Don’t worry, there’s a way we can specify which version of Cassandra to install. Onto the next step…
2. Launch the new nodes
It’s time to decide how many new nodes to add to the cluster. If you are simply expanding a cluster in a single AZ, you can add as many nodes as you wish.
If you are running a cluster spanning multiple AZs, you need to think a bit more about how many nodes you have in each AZ. This is because on EC2, the DataStax AMI sets up Cassandra to use the EC2Snitch. The EC2Snitch maps EC2 AZs to ‘racks’ in Cassandra. Since Cassandra tries to make sure it distributes replicas across racks as evenly as possible, it’s advisable to ensure you have at least an equal number of instances in each AZ to avoid an imbalance of data volume in any AZ.
Once you know how many nodes you’re launching, you can follow the DataStax Documentation on launching the EC2 AMI to get them set up. If you don’t want to have the latest Cassandra release installed, you need to include the –release option in the instance user data. This option is not mentioned in the DataStax documentation, but is documented in the ComboAMI README:
Allows for the installation of a previous DSE version
For example, to launch Cassandra 1.2.8 instances, your user data options will be something like the following:
--clustername myDSCcluster --totalnodes # --version community --release 1.2.8
Remember to change # to the number of nodes you are launching.
Alternatively, I found another python tool called cassandralauncher written by the author of ComboAMI. It is a CLI tool designed to handle configuring and launching a cluster of nodes for you right from the comfort of your command prompt.
3. Preparing the new nodes
Follow the documentation for adding nodes to an existing cluster.
Stop Cassandra, remove the data, and start making the config changes.
Since I was adding nodes running on m1.large instances to a cluster of nodes running on m1.xlarge instances, I halved the num_tokens value to 128 on the new nodes to ensure their token allocation is proportional to their instance capabilities.
At this point I also enabled incremental_backups for a backup script I wrote.
Changing the cluster_name and seed_ips options to match your existing cluster will mean that once Cassandra is restarted on these new nodes with this config, they will be introduced to the existing cluster.
Also make sure you set auto_bootstrap to true to make sure the new node streams its portion of data from other nodes when it joins the cluster.
4. New nodes, meet the cluster
Once you’re happy with the config, it’s time to restart Cassandra on each new node so they join the cluster. Before starting Cassandra back up, double check your config to ensure the cluster name, seed IPs, snitch, auto_bootstrap and any other config values are all set and correct. Also check that the security group settings for the nodes’ instances are correct to ensure there won’t be any firewalling getting in the way of node comms.
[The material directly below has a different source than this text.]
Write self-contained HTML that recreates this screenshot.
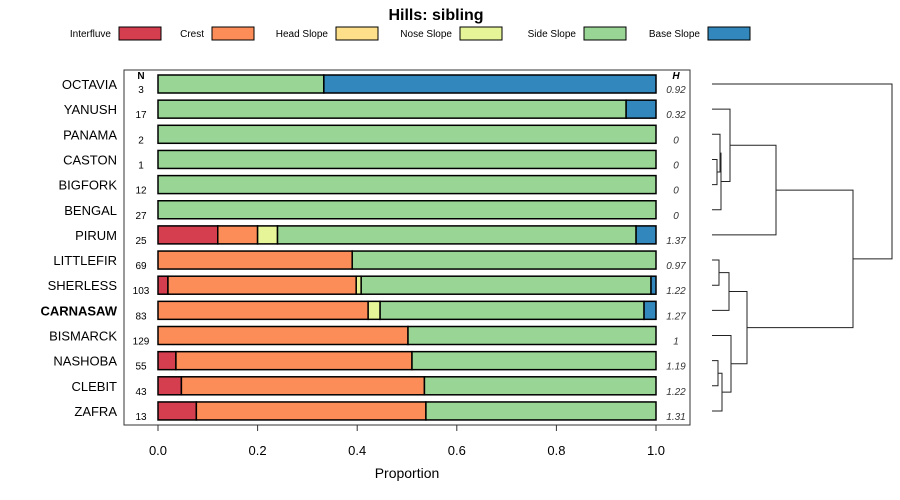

Slowly add the new nodes to your existing cluster by running
service cassandra start on each one. The docs say you should wait two minutes between node initialisations, but I actually prefer to wait until all the data has finished streaming to the new node, or at least until it shows up in
nodetool status. How many nodes you can add at a time depends on your replication factor and number of nodes in the cluster, but for safety it’s simpler to add one at a time.
Once you start Cassandra on a new node, it will contact the seed IP for ring information, and begin the data streaming process and joining the cluster. Once streaming is complete, it will show up as part of the cluster. This could take a while depending on how much data needs to be transferred to the new node.
While you’re waiting, the OpsCenter ring view offers a useful visualisation of node states and data migration:
5. Decommissioning old nodes
If you only needed to add nodes to an existing cluster, congratulations, you’re done! If you’re migrating an existing cluster, you’re nearly there, this is the last step.
Assuming you’ve booted at least the number of new nodes you’ll need to take on the load of the original nodes, you can now start to decommission the old nodes.
Before doing so, make sure your applications have been updated to use the new nodes as their Cassandra hosts, so we don’t get any nasty surprises when the original nodes are shut down.
nodetool decommission on each original node. This will tell the node to stop receiving writes, flush its data to disk, and start transferring its data to other nodes in the cluster. Wait until the node has finished fully decommissioning and no longer shows up in
nodetool status before shutting down the instance and moving onto the next node.
It’s useful to inspect the logs on nodes at every step of this process, just so you can observe what’s going on and follow what Cassandra is doing:
tail -f /var/log/cassandra/*.log
The OpsCenter UI is also useful for stats and visualisations of cluster activity.
Even though I was working with Cassandra 1.2.8, the links to official DataStax Cassandra documentation (as of today) were for the v2 documentation rather than v1.2. By and large the documentation pages I linked to did not differ in crucial content, and the v2 docs as a whole are probably more up to date. Be aware of the versions of Cassandra the docs are written for, though, to make sure you don’t try something incompatible.